Benny tried not to feel the rough wool of the jumper at her neck.

She tried to smile a real smile at her father, who had run down the town to be here for the big moment.

"Do you like your outfit .. your first entire outfit?" he called over to her.

"It's lovely, Father, lovely. Do you see I'm wearing it all." The other children in Knockglen used to giggle at Benny for saying "Father'. They used to call their fathers Daddy or Da. But by now they were used to it. It was part of the way things were. Benny was the only one they knew without brothers and sisters, most of them had to share a Mam and a Dad with five or six others. An only child was a rare occurrence. In fact they didn't know any, except for Benny. And Eve Malone of course. But that was different. She had no family at all.

Eve was standing near Benny as the cake came in. "Imagine that's all for you," she whispered in awe. Eve wore a dress that was several sizes too big for her. Sister Imelda, the only nun in the convent who was good with the needle, had been in her sick bed so a very poor job had been done on taking up the hem. The rest of it hung around her like a curtain.

The only thing in its favour was that it was red and obviously new.
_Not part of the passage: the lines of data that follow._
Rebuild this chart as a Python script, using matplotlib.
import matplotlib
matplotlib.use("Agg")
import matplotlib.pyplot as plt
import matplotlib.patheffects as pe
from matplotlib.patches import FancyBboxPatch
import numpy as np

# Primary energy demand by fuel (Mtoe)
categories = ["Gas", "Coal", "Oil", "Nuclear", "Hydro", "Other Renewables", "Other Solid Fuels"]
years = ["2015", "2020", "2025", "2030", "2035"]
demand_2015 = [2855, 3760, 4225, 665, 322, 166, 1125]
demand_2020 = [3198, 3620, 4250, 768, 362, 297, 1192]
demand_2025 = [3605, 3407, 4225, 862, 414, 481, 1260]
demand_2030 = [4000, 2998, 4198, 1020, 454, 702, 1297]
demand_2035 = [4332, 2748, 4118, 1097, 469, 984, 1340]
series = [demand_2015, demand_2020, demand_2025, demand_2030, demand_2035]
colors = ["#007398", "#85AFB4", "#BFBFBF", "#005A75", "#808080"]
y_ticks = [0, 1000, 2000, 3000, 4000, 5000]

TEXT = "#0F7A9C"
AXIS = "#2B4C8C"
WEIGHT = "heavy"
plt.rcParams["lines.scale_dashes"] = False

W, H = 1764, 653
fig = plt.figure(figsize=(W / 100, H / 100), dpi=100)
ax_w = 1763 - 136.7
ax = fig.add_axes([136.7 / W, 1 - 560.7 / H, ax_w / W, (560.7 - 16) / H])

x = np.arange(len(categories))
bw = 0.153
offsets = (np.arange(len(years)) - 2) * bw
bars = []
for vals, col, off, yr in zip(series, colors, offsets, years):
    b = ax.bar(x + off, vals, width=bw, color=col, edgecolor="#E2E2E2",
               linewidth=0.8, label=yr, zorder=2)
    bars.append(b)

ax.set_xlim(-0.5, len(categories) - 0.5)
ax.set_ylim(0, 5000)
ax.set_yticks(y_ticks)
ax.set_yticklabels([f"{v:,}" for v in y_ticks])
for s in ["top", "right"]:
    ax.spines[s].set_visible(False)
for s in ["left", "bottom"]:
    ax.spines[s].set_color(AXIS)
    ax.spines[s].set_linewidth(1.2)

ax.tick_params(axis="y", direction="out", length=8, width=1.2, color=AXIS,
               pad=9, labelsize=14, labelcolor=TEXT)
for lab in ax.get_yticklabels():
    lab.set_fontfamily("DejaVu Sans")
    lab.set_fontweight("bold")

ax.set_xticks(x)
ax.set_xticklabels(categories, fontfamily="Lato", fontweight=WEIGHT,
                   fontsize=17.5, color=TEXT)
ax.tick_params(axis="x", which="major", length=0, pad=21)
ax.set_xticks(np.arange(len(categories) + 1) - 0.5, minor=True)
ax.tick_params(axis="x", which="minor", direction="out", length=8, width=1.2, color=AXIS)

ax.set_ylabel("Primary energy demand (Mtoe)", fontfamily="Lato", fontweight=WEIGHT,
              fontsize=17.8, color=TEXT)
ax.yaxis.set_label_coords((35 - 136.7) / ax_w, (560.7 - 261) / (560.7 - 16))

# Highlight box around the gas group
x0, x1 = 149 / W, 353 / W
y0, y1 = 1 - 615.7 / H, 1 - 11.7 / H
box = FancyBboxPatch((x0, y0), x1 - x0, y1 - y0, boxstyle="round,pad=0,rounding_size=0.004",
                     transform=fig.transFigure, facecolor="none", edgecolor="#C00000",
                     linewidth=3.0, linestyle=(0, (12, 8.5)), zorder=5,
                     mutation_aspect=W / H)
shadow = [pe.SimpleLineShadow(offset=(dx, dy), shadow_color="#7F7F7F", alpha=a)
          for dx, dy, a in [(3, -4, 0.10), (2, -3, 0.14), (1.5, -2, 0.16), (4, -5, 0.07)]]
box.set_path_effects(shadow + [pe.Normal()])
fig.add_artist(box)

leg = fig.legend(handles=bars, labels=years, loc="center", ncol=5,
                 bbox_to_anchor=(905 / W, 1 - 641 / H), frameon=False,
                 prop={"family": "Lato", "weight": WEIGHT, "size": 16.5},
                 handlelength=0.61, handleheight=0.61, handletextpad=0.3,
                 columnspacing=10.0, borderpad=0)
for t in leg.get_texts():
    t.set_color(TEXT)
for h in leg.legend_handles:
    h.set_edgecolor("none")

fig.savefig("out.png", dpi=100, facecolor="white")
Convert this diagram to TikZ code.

There was no way that it could be admired or praised, but Eve Malone seemed to have risen above this. Something about the way she stood in the large unwieldy garment gave Benny courage.

At least her horrible outfit fitted her, and though it was far from being a party dress, let alone the dress of her dreams, it was reasonable, unlike Eve's. She put her shoulders back and smiled suddenly at the smaller girl.

"I'll give you some of the cake to take back if there's any left over," she said.

"Thanks. Mother Francis loves a slice of cake," Eve said. Then it was there, the blurry light of the candles and the singing Happy Birthday and the big whoosh .. and the clapping, and when the curtains were open again Benny saw the thin young man that her father had been shaking hands with. He was far too old for the party. They must have brought him back to tea with the grown-ups who would come later. He was very thin and pale, and he had a cold hard stare in his eyes.

"Who was he?" Eve asked Benny on Monday.

"He's the new assistant come to work with my father in the shop."

"He's awful, isn't he?"

They were friends now, sitting on a schoolyard wall together at break.

"Yes, he is. There's something wrong with his eyes, I think."